Sadly - this noble effort drilled barely a dent into the problem of unsustainable deficits. Indeed, the public pail is as leaky as it was before, but in the spirit of positive thinking we might call it a promising start. Sure many on the right have decried the higher taxes on the "job creators" and attacked them viciously, but to me this small step toward righting our fiscal ship seems more than fair. Many of the services we pay for - whether it is the functioning infrastructure, backstopping the financial system or keeping the global trading routes safe - benefit owners of the capital more than rank and file members of the labor force, so it makes sense that those who are more invested in the safe and orderly social environment should support its protection a little bit more as well. Not to mention that hiking the upper bracket may help alleviate the ever widening wealth inequality which has been on the rise for the past several decades and slowly decimates the once thriving middle class.

But not everyone sees it that way. For some, higher taxes are the enemy number one regardless of the state of public coffers. One of the main arguments coming from the foot soldiers of Grover Norquist's Army is that many high income earners may not be willing to produce under such oppressive conditions. That they won't have enough incentives to create and innovate if government takes extra 3% from their paychecks.

I think such fears are greatly exaggerated. First, the resulting 40% is still generous compared to the top rates we had under Kennedy or Eisenhower. And second, those who won't be willing to take the deal can be replaced by those who will. That is the beauty of free markets - they work in many settings. Those entangled networks of interlocking economic and social mechanism have the wonderful property that they automatically seek optimal solutions. Isn't it strange that we use their power in determining (and optimizing) worker wages, but when it comes to taxes, especially in the higher brackets, we let lobbyists determine their magnitude?

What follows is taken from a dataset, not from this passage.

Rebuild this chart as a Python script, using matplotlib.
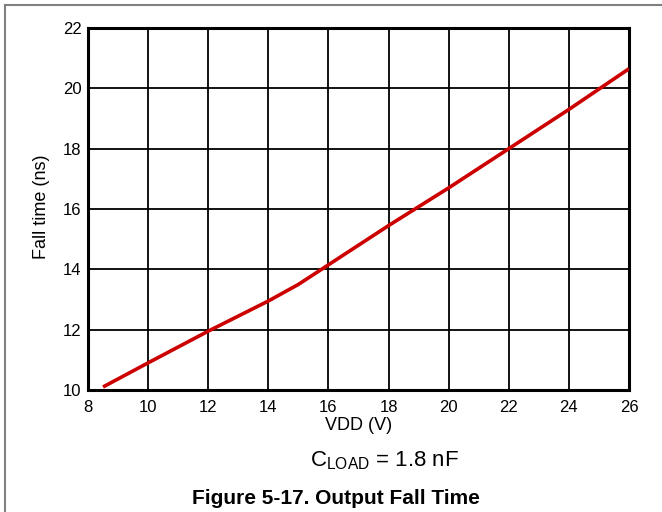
import matplotlib

matplotlib.use("Agg")
import matplotlib.pyplot as plt
from matplotlib.lines import Line2D

plt.rcParams["font.family"] = ["Liberation Sans", "DejaVu Sans"]

# ── Data ──────────────────────────────────────────────────────────────────
vdd = [8.5, 10, 12, 14, 15, 16, 18, 20, 22, 24, 26]
fall_ns = [10.1, 10.9, 11.95, 12.95, 13.5, 14.15, 15.45, 16.7, 18.0, 19.3, 20.65]

x_ticks = [8, 10, 12, 14, 16, 18, 20, 22, 24, 26]
y_ticks = [10, 12, 14, 16, 18, 20, 22]

W, H = 662, 512
fig = plt.figure(figsize=(W / 100, H / 100), dpi=100)
ax = fig.add_axes([88 / W, 1 - 390 / H, (629 - 88) / W, (390 - 28) / H])

ax.plot(vdd, fall_ns, color="#CC0000", linewidth=2.6, solid_capstyle="butt", zorder=3)

ax.set_xlim(8, 26)
ax.set_ylim(10, 22)
ax.set_xticks(x_ticks)
ax.set_yticks(y_ticks)
ax.tick_params(length=0, labelsize=12)
ax.tick_params(axis="x", pad=7.5)
ax.tick_params(axis="y", pad=4.5)
ax.grid(True, color="black", linewidth=1.3)
for sp in ax.spines.values():
    sp.set_linewidth(2.2)

# axis titles, placed by hand
fig.text(359 / W, 1 - 425 / H, "VDD (V)", ha="center", va="center", fontsize=13)
fig.text(42 / W, 1 - 207 / H, "Fall time (ns)", ha="center", va="center",
         rotation=90, fontsize=13)

fig.text(384 / W, 1 - 461 / H, r"C$_{\mathregular{LOAD}}$ = 1.8 nF",
         ha="center", va="center", fontsize=16)
fig.text(336 / W, 1 - 498 / H, "Figure 5-17. Output Fall Time",
         ha="center", va="center", fontsize=15, fontweight="bold")

# grey frame on the left and top edges only
frame = dict(color="#808080", linewidth=1.5, transform=fig.transFigure)
fig.add_artist(Line2D([4.5 / W, 4.5 / W], [0, 1 - 5 / H], **frame))
fig.add_artist(Line2D([4.5 / W, 1], [1 - 5 / H, 1 - 5 / H], **frame))

fig.savefig("out.png", dpi=100)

Let's see how this works. You pay your laborers the lowest price at which someone qualified would be willing to take the job (as opposed to selling his or her expertise elsewhere). If someone is willing to do what you demand for $10, why would you pay them $12? Now let's apply the same principle on the taxation side. If someone qualified is willing to take a position with a 40% salary tax, why would we give it to someone insisting on the 36% tax. If you are unwilling to pay higher taxes on your generous compensation package, you are free to vacate your position to someone who will.

For every entrepreneur, there is someone with a similar idea just waiting in the woodworks, someone whose dreams went unrealized because the market had already been saturated. For every well paid manager there are many deputies or associates who have the same skills and are eager to prove it. In other words, we should let the free markets help us determine the proper level of taxation as well. Of course, that assumes that the whole system will not overspend, because in that case the overall tax burden would derail the whole economy. In other words, we'd need to stick pretty close to a balanced budget.

In economy, however, nothing is ever certain. This idea may not work for million reasons. But granted how dysfunctional our present system is, we should look for alternatives. I think if we managed to control the spending (by limiting deficits) and applied market principles to all components of the system, we might just arrive at an elusive equilibrium that is the hallmark of a properly functioning society. That magical point where public welfare is low enough to provide sufficient motivation to work, where workers make enough to sustain their families, and innovators and risk takers can still keep enough of their profits to make the risks worth their effort.